Twenty-three-year-old Kim Suozzi died of brain tumour in 2012 and arranged her afterlife with Alcor, a small company in Scottsdale, Arizona, which freezes whole human bodies for US$200,000 and heads for $80,000. She crowd-financed the procedure (euphemistically called “cephalic isolation”) on Reddit.
She had become interested in transhumanism and the possibility of extending life after reading the renowned  artificial intelligence researcher Ray Kurzweil at college. As the New York Times notes, “Mr Kurzweil and others who call themselves transhumanists have argued that exponential increases in computing power will generate an assortment of new technologies that will enable us to transcend our bodies and upload our minds onto a computer.”
Kim’s head might not seem very useful without her body, but the theoreticians of cryonics believe that some day it will be possible to make a digital copy of the brain’s wiring, called a “connectome”. This could be uploaded to a computer and hooked up to sensory devices. Some day, it may be possible to power a robot with Kim’s connectome.
Based on the views of scientists quoted in the New York Times, that “someday” may be a long time in coming. If the connectome for a human brain is ever mapped, it could be as large as 1.3 billion terabytes, which is not something you can carry around on a memory stick.
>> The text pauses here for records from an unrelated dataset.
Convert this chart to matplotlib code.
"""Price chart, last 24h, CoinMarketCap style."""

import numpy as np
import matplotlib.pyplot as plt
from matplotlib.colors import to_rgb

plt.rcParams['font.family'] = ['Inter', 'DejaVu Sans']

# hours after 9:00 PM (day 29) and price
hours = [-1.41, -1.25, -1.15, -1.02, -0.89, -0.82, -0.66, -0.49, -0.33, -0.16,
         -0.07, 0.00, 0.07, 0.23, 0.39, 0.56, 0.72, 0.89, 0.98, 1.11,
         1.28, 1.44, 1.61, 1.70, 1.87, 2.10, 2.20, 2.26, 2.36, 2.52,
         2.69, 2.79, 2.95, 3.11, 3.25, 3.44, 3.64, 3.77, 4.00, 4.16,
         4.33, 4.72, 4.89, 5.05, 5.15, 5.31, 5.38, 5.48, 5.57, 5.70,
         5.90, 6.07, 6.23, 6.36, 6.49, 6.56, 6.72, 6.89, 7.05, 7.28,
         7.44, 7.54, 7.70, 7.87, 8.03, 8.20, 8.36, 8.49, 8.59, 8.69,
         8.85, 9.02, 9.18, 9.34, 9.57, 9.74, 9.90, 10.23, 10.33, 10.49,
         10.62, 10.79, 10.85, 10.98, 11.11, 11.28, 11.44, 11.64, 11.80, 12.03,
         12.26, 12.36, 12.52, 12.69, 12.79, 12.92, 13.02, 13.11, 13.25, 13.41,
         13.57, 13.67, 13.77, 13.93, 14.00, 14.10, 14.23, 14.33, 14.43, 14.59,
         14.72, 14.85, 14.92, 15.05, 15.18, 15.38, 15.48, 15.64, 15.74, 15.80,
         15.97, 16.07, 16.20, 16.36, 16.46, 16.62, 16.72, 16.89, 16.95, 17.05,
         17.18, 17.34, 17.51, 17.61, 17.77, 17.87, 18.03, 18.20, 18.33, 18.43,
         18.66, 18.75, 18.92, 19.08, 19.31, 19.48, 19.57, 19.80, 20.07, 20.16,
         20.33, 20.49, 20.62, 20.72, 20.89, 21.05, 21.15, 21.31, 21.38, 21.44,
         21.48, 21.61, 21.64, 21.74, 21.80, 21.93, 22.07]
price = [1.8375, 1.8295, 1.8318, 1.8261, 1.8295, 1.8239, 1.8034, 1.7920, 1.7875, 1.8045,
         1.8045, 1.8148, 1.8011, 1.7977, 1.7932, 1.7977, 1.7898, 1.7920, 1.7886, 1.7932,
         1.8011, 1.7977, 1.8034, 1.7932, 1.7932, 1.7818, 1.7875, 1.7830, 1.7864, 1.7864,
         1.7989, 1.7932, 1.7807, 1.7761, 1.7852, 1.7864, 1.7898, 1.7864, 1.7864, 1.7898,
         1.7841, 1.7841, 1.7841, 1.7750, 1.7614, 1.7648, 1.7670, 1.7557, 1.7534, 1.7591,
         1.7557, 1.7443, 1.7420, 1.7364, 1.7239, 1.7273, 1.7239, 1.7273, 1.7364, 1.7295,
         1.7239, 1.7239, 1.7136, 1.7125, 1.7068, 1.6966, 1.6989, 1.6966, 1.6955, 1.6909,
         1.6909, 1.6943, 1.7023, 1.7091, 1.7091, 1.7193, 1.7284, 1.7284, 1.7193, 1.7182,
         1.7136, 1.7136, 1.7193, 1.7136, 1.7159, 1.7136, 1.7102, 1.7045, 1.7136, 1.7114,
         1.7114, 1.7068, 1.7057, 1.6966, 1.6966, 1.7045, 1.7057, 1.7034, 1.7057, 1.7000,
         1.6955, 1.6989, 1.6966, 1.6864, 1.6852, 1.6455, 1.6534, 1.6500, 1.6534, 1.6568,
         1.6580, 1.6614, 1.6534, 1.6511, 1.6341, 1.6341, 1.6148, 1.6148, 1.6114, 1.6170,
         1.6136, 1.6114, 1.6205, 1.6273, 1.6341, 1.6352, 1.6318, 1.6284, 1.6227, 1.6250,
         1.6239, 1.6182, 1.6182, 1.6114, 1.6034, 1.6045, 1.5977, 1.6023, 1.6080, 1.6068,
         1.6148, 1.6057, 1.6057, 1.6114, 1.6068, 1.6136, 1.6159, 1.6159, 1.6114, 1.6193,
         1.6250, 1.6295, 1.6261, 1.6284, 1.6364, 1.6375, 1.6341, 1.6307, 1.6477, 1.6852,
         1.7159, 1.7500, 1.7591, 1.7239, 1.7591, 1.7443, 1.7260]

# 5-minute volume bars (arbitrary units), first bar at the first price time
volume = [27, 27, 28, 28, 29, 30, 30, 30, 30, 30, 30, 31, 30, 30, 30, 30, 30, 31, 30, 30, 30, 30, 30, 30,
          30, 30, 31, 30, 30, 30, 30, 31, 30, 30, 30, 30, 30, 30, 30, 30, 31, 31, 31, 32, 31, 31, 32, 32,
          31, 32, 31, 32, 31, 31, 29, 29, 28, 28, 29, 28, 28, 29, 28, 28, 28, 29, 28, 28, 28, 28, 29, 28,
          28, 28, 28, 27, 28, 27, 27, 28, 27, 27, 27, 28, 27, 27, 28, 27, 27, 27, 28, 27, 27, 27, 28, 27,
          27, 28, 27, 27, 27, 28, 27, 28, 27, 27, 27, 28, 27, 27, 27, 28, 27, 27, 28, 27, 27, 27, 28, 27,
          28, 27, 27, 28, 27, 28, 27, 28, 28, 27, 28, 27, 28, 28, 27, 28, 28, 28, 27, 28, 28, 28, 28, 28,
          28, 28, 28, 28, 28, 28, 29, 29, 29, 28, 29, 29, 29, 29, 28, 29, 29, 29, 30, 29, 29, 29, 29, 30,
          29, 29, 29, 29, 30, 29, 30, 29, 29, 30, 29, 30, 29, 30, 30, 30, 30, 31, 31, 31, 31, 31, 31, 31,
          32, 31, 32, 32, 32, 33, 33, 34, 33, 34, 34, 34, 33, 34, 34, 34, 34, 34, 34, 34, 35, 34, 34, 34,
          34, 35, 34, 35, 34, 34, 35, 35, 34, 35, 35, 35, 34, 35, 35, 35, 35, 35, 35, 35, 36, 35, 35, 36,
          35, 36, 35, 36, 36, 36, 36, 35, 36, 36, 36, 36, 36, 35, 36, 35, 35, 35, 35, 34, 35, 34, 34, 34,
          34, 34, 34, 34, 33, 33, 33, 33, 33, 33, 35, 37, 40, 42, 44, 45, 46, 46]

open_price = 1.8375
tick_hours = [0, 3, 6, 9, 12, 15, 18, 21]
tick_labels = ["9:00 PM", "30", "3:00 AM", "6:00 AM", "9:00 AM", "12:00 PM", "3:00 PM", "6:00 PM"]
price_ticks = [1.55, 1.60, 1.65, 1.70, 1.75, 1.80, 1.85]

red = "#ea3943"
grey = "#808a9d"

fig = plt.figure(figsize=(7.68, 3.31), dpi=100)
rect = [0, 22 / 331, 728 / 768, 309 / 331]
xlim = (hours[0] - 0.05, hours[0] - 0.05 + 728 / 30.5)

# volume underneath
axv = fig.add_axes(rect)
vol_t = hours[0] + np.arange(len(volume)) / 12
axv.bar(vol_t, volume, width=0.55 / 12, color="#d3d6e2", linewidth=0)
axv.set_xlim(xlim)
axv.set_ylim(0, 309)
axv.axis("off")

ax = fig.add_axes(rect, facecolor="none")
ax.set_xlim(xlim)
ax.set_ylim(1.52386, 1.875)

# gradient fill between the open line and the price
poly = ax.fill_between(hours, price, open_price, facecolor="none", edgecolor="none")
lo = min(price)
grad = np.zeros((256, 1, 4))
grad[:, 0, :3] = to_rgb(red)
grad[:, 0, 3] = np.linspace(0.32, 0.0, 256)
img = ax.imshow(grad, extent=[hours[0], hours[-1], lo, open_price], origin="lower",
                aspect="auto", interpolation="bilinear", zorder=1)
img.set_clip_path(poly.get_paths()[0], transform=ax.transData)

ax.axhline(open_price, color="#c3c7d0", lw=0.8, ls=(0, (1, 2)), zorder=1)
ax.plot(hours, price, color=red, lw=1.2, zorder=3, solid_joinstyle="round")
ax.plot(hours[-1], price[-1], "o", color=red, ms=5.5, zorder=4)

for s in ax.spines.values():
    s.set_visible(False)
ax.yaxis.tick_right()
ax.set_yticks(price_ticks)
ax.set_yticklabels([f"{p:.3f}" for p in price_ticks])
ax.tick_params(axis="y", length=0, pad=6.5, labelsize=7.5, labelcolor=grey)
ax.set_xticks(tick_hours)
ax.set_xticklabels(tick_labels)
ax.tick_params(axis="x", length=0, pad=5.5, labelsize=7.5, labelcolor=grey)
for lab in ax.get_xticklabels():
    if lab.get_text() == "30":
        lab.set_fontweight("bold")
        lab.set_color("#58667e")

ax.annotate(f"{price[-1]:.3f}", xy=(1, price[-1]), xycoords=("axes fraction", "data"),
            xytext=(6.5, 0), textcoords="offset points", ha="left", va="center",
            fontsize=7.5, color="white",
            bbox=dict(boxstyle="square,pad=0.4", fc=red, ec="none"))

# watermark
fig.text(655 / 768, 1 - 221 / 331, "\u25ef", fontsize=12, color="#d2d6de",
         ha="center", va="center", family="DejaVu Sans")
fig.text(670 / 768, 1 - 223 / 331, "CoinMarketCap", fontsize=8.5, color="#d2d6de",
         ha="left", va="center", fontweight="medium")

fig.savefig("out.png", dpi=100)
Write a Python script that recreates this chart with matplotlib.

In fact, the collective capacity of the world’s hard drives is an estimated 2.6 billion terabytes.
A number of interesting ethical questions are provoked by cryonics. Is the self the connectome? Is the body part of the self? Will the revived person be the same person? Is Alcor cheating its patients (ie, customers)? Is it better to spend the freezing fees on charity? Is it moral to extend the lives of rich who can afford cryopreservation?
Cryonics faces a significant consumer resistance because of the “Yuck” factor – after more than 40 years and steady publicity, Alcor still has only a few score patients. When Kim disclosed her plan to her father, he said “I can’t help you with this. We don’t live forever, Kim.” Most people, religious or not, would agree with him.
The article provoked a rebuttal of the possibility of “neuropreservation” in MIT Technology Review by Michael Hendricks, a neuroscientist at McGill University. As an expert in a small roundworm, C. Elegans, he said that it was impossible even to map its nervous system, which has only 302 neurons. “Any suggestion that you can come back to life is simply snake oil. Transhumanists have responses to these issues. In my experience, they consist of alternating demands that we trust our intuition about nonexistent technology (uploading could work) but deny our intuition about consciousness (it would not be me) … Those who profit from this hope deserve our anger and contempt.”
Commenters on his article were equally scathing. One wrote: “Why don't you lend your expertise to the task of successful suspensions instead of being a naysayer? The day is coming.  The technology may not be ready, but it will arrive, just like any techology we desire.”